Retype only the lines from the top of the records to the line with "const yTicks = [0, 10, 20, 30, 40];", including that line but none of the pictures.

[Start]

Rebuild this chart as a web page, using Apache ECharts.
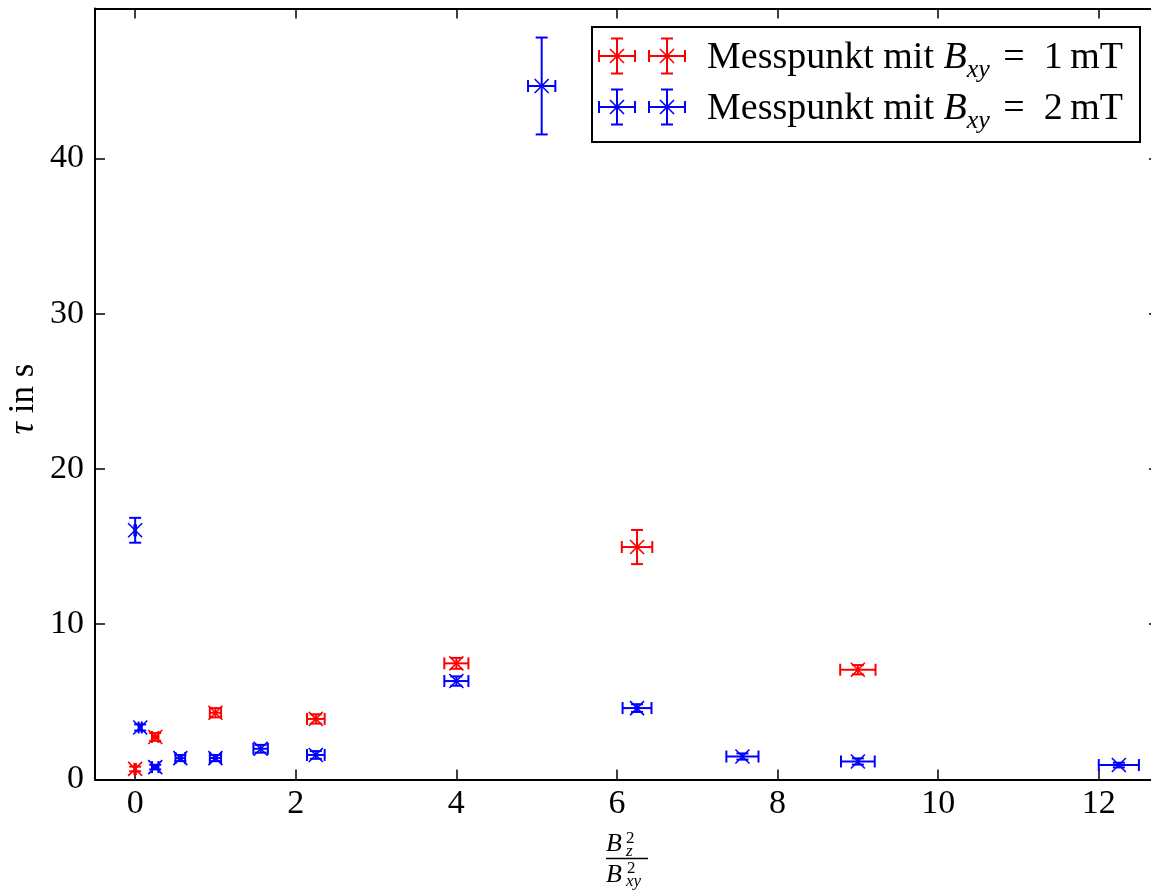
<!DOCTYPE html>
<html>
<head>
<meta charset="utf-8">
<script src="https://cdn.jsdelivr.net/npm/echarts@6/dist/echarts.min.js"></script>
<style>html,body{margin:0;padding:0;background:#fff;overflow:hidden}#c{width:1160px;height:891px}</style>
</head>
<body>
<div id="c"></div>
<script>
// ---- data ----
const xTicks = [0, 2, 4, 6, 8, 10, 12];
const yTicks = [0, 10, 20, 30, 40];

// Messpunkt mit B_xy = 1 mT
const redX    = [0, 0.25, 1, 2.25, 4, 6.25, 9];
const redY    = [0.68, 2.74, 4.30, 3.90, 7.48, 14.97, 7.07];
const redXErr = [0.01, 0.04, 0.07, 0.11, 0.15, 0.19, 0.22];
const redYErr = [0.15, 0.25, 0.3, 0.3, 0.35, 1.1, 0.3];

// Messpunkt mit B_xy = 2 mT
const blueX    = [0, 0.0625, 0.25, 0.5625, 1, 1.5625, 2.25, 4, 5.0625, 6.25, 7.5625, 9, 12.25];
const blueY    = [16.05, 3.35, 0.8, 1.38, 1.38, 1.98, 1.58, 6.34, 44.66, 4.6, 1.48, 1.16, 0.93];
const blueXErr = [0.01, 0.02, 0.04, 0.06, 0.07, 0.09, 0.11, 0.15, 0.17, 0.18, 0.2, 0.21, 0.25];
const blueYErr = [0.8, 0.2, 0.15, 0.2, 0.2, 0.25, 0.25, 0.3, 3.12, 0.25, 0.2, 0.2, 0.15];

const FONT = '"Liberation Serif", "DejaVu Serif", serif';
const RED = '#ff0000', BLUE = '#0000ff';

function build(xs, ys, exs, eys) {
  return xs.map((x, i) => [x, ys[i], exs[i], eys[i]]);
}

function markerLines(cx, cy, l, r, t, b, color, cap, m, z) {
  const ln = (x1, y1, x2, y2, w) => ({type: 'line', z: z || 0, shape: {x1, y1, x2, y2}, style: {stroke: color, lineWidth: w || 2}});
  return [
    ln(l, cy, r, cy),
    ln(cx, t, cx, b),
    ln(l, cy - cap, l, cy + cap),
    ln(r, cy - cap, r, cy + cap),
    ln(cx - cap, t, cx + cap, t),
    ln(cx - cap, b, cx + cap, b),
    ln(cx - m, cy - m, cx + m, cy + m, 1.6),
    ln(cx - m, cy + m, cx + m, cy - m, 1.6)
  ];
}

function makeRender(color) {
  return function (params, api) {
    const x = api.value(0), y = api.value(1), ex = api.value(2), ey = api.value(3);
    const c = api.coord([x, y]);
    const l = api.coord([x - ex, y])[0], r = api.coord([x + ex, y])[0];
    const t = api.coord([x, y + ey])[1], b = api.coord([x, y - ey])[1];
    return {type: 'group', children: markerLines(c[0], c[1], l, r, t, b, color, 6, 7)};
  };
}

function axisCommon(pos, showLabel, ticks, isX) {
  return {
    type: 'value',
    position: pos,
    min: isX ? -0.5 : 0,
    max: isX ? 12.75 : 49.65,
    axisLine: {show: true, onZero: false, lineStyle: {color: '#000', width: 2}},
    axisTick: {show: true, inside: true, length: 10, customValues: ticks, lineStyle: {color: '#000', width: 1.5}},
    axisLabel: {show: showLabel, customValues: ticks, fontSize: 34, fontFamily: FONT, color: '#000', margin: isX ? 8 : 11},
    splitLine: {show: false}
  };
}

const chart = echarts.init(document.getElementById('c'), null, {renderer: 'canvas'});
const legendRows = [
  {cy: 56, color: RED, val: '1'},
  {cy: 107, color: BLUE, val: '2'}
];
const legendEls = [{
  type: 'rect', shape: {x: 592, y: 27, width: 548, height: 115},
  style: {fill: '#fff', stroke: '#000', lineWidth: 2}, z: 100
}];
legendRows.forEach(row => {
  markerLines(617, row.cy, 599, 635, row.cy - 17.5, row.cy + 17.5, row.color, 6, 7, 101)
    .concat(markerLines(667, row.cy, 649, 685, row.cy - 17.5, row.cy + 17.5, row.color, 6, 7, 101))
    .forEach(el => legendEls.push(el));
  legendEls.push({
    type: 'text', z: 101, x: 707, y: row.cy + 2,
    style: {
      text: 'Messpunkt mit {i|B}{s|xy} =  ' + row.val + '\u2009mT',
      fill: '#000', fontSize: 38, fontFamily: FONT, verticalAlign: 'middle', align: 'left',
      rich: {
        i: {fontSize: 38, fontFamily: FONT, fontStyle: 'italic'},
        s: {fontSize: 26, fontFamily: FONT, fontStyle: 'italic', verticalAlign: 'bottom', padding: [25, 4, 0, 0]}
      }
    }
  });
});

const fracEls = [
  {type: 'text', x: 606, y: 844, style: {text: 'B', fontSize: 26, fontStyle: 'italic', fontFamily: FONT, fill: '#000', align: 'left', verticalAlign: 'middle'}},
  {type: 'text', x: 626, y: 839, style: {text: '2', fontSize: 17, fontFamily: FONT, fill: '#000', align: 'left', verticalAlign: 'middle'}},
  {type: 'text', x: 626, y: 852, style: {text: 'z', fontSize: 17, fontStyle: 'italic', fontFamily: FONT, fill: '#000', align: 'left', verticalAlign: 'middle'}},
  {type: 'line', shape: {x1: 606, y1: 858.5, x2: 648, y2: 858.5}, style: {stroke: '#000', lineWidth: 1.6}},
  {type: 'text', x: 606, y: 875, style: {text: 'B', fontSize: 26, fontStyle: 'italic', fontFamily: FONT, fill: '#000', align: 'left', verticalAlign: 'middle'}},
  {type: 'text', x: 627, y: 869, style: {text: '2', fontSize: 17, fontFamily: FONT, fill: '#000', align: 'left', verticalAlign: 'middle'}},
  {type: 'text', x: 626, y: 882, style: {text: 'xy', fontSize: 17, fontStyle: 'italic', fontFamily: FONT, fill: '#000', align: 'left', verticalAlign: 'middle'}}
];

const yName = {
  type: 'text', x: 24, y: 399, rotation: Math.PI / 2,
  style: {
    text: '{i|τ} in s', fill: '#000', fontSize: 35, fontFamily: FONT, align: 'center', verticalAlign: 'middle',
    rich: {i: {fontSize: 35, fontFamily: FONT, fontStyle: 'italic'}}
  }
};

chart.setOption({
  animation: false,
  backgroundColor: '#fff',
  grid: {left: 95, right: 1, top: 8.5, bottom: 111.5, containLabel: false},
  xAxis: [axisCommon('bottom', true, xTicks, true), axisCommon('top', false, xTicks, true)],
  yAxis: [axisCommon('left', true, yTicks, false), axisCommon('right', false, yTicks, false)],
  series: [
    {type: 'custom', name: 'Messpunkt mit B_xy = 1 mT', xAxisIndex: 0, yAxisIndex: 0, renderItem: makeRender(RED), data: build(redX, redY, redXErr, redYErr), encode: {x: 0, y: 1}},
    {type: 'custom', name: 'Messpunkt mit B_xy = 2 mT', xAxisIndex: 0, yAxisIndex: 0, renderItem: makeRender(BLUE), data: build(blueX, blueY, blueXErr, blueYErr), encode: {x: 0, y: 1}}
  ],
  graphic: legendEls.concat(fracEls).concat([yName])
});
</script>
</body>
</html>
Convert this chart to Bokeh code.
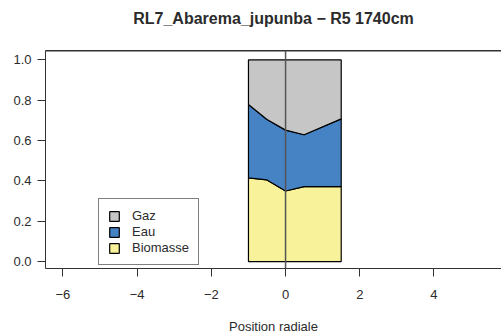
import numpy as np
from bokeh.plotting import figure
from bokeh.models import Range1d, FixedTicker, LinearAxis, Span, Legend, LegendItem, NumeralTickFormatter
from bokeh.embed import file_html
from bokeh.resources import INLINE

# ---- data ----
positions = [-1.0, -0.5, 0.0, 0.5, 1.5]
biomasse = [0.415, 0.405, 0.350, 0.372, 0.372]
eau = [0.364, 0.300, 0.302, 0.257, 0.336]
gaz = [0.221, 0.295, 0.348, 0.371, 0.292]
layer_names = ["Biomasse", "Eau", "Gaz"]
layer_colors = ["#f8f29a", "#4583c4", "#c6c6c6"]
x_ticks = [-6, -4, -2, 0, 2, 4, 6]
x_tick_labels = ["\u22126", "\u22124", "\u22122", "0", "2", "4", "6"]
y_ticks = [0.0, 0.2, 0.4, 0.6, 0.8, 1.0]
title_text = "RL7_Abarema_jupunba \u2212 R5 1740cm"
x_label = "Position radiale"
center_line = 0

FONT = "Liberation Sans"
TXT = "#2b2b2b"
LN = "#333333"

yr = Range1d(-0.0346, 1.047)
p = figure(width=501, height=336,
           x_range=Range1d(-6.47, 5.82), y_range=yr,
           output_backend="svg", toolbar_location=None,
           min_border_left=45, min_border_right=0, min_border_bottom=67, min_border_top=50,
           x_axis_label=x_label)
p.outline_line_color = None
p.background_fill_color = "white"
p.border_fill_color = "white"
p.xgrid.visible = False
p.ygrid.visible = False

for ax in (p.xaxis[0], p.yaxis[0]):
    ax.axis_line_color = LN
    ax.axis_line_width = 1
    ax.major_tick_line_color = LN
    ax.major_tick_out = 8
    ax.major_tick_in = 0
    ax.minor_tick_line_color = None
    ax.major_label_text_font = FONT
    ax.major_label_text_font_size = "13px"
    ax.major_label_text_color = TXT
    ax.axis_label_text_font = FONT
    ax.axis_label_text_font_size = "13px"
    ax.axis_label_text_font_style = "normal"
    ax.axis_label_text_color = TXT

p.xaxis[0].ticker = FixedTicker(ticks=x_ticks)
p.xaxis[0].major_label_overrides = {t: l for t, l in zip(x_ticks, x_tick_labels)}
p.xaxis[0].major_label_standoff = 13
p.xaxis[0].axis_label_standoff = 17

p.yaxis[0].ticker = FixedTicker(ticks=y_ticks)
p.yaxis[0].formatter = NumeralTickFormatter(format="0.0")
p.yaxis[0].major_label_standoff = 6
p.yaxis[0].major_label_orientation = "horizontal"

# top border of the plotting box, carrying the chart title (centred over the box)
top = LinearAxis(ticker=FixedTicker(ticks=[]), major_tick_out=0, major_tick_in=0,
                 minor_tick_out=0, minor_tick_in=0, major_label_standoff=0,
                 axis_line_color=LN, axis_line_width=1,
                 axis_label=title_text, axis_label_standoff=24,
                 axis_label_text_font=FONT, axis_label_text_font_size="16px",
                 axis_label_text_font_style="bold", axis_label_text_color=TXT)
p.add_layout(top, "above")
# make sure the top edge of the box is drawn (half a pixel inside the frame)
p.add_layout(Span(location=yr.end - 0.0025, dimension="width", line_color=LN, line_width=1))

series = {"Biomasse": biomasse, "Eau": eau, "Gaz": gaz}
lower = np.zeros(len(positions))
items = {}
for name, color in zip(layer_names, layer_colors):
    upper = lower + np.array(series[name])
    xs = list(positions) + list(positions[::-1])
    ys = list(upper) + list(lower[::-1])
    r = p.patch(xs, ys, fill_color=color, line_color="black", line_width=1.2)
    items[name] = r
    lower = upper

p.add_layout(Span(location=center_line, dimension="height", line_color="#555555", line_width=1.5))

legend = Legend(items=[LegendItem(label=n, renderers=[items[n]]) for n in ["Gaz", "Eau", "Biomasse"]],
                location=(53, 3), padding=9, spacing=1, margin=0,
                glyph_width=12, glyph_height=12, label_height=15, label_standoff=12,
                label_text_font=FONT, label_text_font_size="13px", label_text_color=TXT,
                border_line_color="black", border_line_width=1,
                background_fill_color="white", background_fill_alpha=1)
p.add_layout(legend, "center")

open("out.html", "w").write(file_html(p, INLINE))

[End]

▶ **TASK SOLUTION**
Rebuild this chart as a web page, using Apache ECharts.
<!DOCTYPE html>
<html>
<head>
<meta charset="utf-8">
<script src="https://cdn.jsdelivr.net/npm/echarts@6/dist/echarts.min.js"></script>
<style>html,body{margin:0;padding:0;background:#fff;overflow:hidden}#c{width:1160px;height:891px}</style>
</head>
<body>
<div id="c"></div>
<script>
// ---- data ----
const xTicks = [0, 2, 4, 6, 8, 10, 12];
const yTicks = [0, 10, 20, 30, 40];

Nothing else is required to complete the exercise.